TASK OBJECTIVE — From the very first line of the data to the line containing "5000, 5500, 6000];", retype everything exactly, leaving the pictures behind.

INFORMATION PROVIDED —

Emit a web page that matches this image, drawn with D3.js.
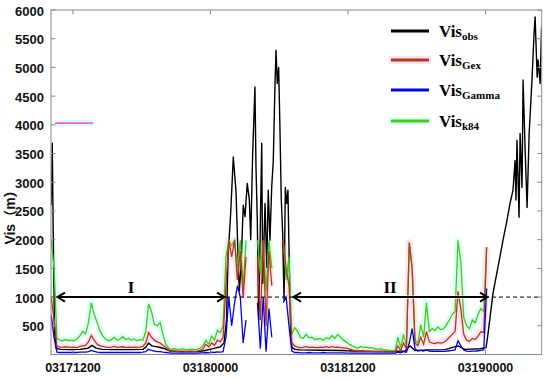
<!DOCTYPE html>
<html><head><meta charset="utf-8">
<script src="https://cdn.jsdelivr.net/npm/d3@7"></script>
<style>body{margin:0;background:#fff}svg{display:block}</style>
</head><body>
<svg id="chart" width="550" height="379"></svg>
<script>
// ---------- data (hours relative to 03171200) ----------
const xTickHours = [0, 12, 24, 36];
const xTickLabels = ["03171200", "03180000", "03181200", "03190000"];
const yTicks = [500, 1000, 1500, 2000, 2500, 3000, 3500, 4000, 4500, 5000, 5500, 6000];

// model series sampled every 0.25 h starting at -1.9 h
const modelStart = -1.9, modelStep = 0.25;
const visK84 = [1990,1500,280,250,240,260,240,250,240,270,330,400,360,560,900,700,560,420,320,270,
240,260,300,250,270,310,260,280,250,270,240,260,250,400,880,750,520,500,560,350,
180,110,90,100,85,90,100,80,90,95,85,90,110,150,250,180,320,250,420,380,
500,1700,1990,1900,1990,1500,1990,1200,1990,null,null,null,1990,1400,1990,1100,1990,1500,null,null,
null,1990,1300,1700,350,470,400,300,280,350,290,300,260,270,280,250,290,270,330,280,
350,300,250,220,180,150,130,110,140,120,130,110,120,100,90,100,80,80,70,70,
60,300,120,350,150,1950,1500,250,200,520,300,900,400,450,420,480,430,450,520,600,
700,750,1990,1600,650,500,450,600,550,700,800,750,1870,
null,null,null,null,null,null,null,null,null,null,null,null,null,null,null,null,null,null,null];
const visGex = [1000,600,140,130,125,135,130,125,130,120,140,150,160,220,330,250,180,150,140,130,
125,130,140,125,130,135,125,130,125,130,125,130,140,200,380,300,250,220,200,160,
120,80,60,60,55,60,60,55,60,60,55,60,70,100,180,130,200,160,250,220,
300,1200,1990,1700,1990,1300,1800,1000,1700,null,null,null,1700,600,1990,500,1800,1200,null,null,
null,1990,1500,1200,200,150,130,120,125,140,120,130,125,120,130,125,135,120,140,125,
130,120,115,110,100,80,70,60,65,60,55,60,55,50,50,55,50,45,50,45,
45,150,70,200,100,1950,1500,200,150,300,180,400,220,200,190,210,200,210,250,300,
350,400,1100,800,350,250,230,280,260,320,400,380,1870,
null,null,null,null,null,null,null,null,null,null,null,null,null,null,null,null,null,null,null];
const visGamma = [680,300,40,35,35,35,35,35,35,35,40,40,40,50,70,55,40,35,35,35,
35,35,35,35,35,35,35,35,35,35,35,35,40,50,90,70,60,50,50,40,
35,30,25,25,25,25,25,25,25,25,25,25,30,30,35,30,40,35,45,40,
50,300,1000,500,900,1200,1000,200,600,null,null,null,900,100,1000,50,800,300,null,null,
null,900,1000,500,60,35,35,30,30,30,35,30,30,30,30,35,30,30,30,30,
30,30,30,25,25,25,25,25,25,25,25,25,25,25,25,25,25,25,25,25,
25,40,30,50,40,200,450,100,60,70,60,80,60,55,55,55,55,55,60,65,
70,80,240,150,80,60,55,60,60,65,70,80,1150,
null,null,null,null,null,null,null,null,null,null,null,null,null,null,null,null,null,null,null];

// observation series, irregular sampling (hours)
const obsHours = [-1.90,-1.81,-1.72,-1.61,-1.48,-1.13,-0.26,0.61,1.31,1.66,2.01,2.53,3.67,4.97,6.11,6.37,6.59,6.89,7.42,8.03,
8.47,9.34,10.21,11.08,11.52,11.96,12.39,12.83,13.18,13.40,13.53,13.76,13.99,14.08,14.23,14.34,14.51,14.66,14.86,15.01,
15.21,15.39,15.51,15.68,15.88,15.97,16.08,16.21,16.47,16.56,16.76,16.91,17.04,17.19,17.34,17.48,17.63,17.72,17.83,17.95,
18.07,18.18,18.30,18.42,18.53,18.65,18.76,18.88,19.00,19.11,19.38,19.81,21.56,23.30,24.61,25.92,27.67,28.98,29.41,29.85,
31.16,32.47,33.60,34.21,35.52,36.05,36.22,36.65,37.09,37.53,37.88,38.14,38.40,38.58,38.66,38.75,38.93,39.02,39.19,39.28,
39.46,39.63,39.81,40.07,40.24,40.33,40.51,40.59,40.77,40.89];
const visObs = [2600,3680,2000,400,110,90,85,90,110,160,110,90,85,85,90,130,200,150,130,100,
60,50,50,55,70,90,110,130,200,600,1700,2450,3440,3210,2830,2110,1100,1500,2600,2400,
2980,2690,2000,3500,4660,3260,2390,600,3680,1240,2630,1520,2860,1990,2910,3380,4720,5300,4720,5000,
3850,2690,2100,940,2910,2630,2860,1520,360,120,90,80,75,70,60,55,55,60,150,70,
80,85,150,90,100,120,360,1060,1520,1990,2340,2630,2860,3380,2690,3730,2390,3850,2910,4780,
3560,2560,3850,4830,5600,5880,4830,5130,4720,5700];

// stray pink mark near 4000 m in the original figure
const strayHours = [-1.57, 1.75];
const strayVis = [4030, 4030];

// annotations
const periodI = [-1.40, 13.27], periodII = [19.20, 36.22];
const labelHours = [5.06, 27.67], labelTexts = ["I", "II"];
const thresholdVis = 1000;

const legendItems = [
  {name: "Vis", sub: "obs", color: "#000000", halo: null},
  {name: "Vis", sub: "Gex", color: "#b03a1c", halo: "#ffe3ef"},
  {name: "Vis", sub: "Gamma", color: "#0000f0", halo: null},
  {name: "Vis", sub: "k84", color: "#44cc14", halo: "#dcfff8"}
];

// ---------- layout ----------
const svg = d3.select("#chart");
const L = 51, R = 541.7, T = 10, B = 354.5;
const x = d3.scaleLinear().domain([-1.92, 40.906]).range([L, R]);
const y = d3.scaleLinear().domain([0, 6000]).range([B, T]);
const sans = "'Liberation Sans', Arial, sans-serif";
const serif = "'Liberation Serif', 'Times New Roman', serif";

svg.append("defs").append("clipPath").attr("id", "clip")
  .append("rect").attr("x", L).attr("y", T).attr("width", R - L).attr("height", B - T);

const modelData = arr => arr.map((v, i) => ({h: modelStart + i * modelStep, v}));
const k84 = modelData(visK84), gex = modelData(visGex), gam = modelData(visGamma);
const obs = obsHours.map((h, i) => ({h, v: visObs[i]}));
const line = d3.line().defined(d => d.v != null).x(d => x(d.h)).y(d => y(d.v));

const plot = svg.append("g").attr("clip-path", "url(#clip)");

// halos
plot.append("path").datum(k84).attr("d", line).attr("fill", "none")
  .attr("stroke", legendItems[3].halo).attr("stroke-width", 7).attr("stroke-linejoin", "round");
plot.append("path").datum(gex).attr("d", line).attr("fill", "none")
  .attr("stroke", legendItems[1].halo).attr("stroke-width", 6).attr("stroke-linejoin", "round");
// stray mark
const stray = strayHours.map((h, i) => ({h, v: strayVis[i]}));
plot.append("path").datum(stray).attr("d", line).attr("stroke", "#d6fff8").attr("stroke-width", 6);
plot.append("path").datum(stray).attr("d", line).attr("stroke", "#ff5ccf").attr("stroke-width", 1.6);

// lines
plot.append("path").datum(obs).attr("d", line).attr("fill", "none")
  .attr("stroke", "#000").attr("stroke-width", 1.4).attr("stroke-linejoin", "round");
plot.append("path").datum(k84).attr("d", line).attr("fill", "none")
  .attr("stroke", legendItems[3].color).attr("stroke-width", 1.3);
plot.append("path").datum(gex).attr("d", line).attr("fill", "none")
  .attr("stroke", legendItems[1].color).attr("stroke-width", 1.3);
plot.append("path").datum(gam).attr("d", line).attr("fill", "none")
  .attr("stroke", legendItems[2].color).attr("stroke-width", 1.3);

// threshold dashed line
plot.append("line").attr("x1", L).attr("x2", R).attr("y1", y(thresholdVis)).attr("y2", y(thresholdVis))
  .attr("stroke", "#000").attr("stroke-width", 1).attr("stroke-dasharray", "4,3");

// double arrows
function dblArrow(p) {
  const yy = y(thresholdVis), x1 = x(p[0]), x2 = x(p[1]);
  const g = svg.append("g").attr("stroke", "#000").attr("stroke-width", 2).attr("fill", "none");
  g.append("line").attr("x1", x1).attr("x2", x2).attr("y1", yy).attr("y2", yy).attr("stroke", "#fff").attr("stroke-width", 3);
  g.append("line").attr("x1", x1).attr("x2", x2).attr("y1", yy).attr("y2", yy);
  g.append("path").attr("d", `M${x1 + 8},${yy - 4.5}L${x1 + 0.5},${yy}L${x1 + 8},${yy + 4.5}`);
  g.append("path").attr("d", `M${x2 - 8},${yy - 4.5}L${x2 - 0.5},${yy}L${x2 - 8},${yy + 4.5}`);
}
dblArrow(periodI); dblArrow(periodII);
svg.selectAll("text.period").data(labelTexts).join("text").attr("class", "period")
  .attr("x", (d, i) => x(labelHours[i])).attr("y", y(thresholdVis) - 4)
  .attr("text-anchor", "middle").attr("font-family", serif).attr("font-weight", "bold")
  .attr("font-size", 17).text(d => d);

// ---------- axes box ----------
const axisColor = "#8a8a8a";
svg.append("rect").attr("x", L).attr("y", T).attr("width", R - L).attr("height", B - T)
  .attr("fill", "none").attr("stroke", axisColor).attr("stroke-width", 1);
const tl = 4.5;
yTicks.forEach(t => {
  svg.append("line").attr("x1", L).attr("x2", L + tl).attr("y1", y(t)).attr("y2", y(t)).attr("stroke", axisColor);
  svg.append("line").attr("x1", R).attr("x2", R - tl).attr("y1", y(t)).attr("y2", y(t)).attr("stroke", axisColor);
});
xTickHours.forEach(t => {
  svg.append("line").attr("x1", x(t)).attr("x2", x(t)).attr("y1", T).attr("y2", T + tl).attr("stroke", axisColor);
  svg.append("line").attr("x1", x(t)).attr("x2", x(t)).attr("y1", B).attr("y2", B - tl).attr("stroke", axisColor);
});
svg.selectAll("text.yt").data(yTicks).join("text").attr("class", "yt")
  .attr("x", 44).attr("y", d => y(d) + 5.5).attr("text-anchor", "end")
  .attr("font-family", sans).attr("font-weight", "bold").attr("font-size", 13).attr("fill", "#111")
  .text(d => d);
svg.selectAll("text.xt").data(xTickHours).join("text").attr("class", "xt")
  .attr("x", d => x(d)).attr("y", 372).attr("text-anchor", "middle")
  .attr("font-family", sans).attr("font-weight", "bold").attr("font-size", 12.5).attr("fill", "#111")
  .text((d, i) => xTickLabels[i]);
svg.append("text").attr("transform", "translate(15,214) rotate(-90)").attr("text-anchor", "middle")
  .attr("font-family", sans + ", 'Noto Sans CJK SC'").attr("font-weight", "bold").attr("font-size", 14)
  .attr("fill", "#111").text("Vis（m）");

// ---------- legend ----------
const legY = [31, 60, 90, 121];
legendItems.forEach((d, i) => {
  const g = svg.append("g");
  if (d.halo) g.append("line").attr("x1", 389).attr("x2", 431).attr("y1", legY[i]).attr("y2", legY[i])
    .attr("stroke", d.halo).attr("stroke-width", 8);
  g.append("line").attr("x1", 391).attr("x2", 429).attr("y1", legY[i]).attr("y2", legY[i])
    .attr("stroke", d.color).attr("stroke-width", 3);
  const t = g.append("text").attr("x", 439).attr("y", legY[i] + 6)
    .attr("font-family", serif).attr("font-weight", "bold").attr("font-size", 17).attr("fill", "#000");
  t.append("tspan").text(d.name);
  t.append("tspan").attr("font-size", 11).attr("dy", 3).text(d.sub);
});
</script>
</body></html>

RIGHT ANSWER —
Emit a web page that matches this image, drawn with D3.js.
<!DOCTYPE html>
<html><head><meta charset="utf-8">
<script src="https://cdn.jsdelivr.net/npm/d3@7"></script>
<style>body{margin:0;background:#fff}svg{display:block}</style>
</head><body>
<svg id="chart" width="550" height="379"></svg>
<script>
// ---------- data (hours relative to 03171200) ----------
const xTickHours = [0, 12, 24, 36];
const xTickLabels = ["03171200", "03180000", "03181200", "03190000"];
const yTicks = [500, 1000, 1500, 2000, 2500, 3000, 3500, 4000, 4500, 5000, 5500, 6000];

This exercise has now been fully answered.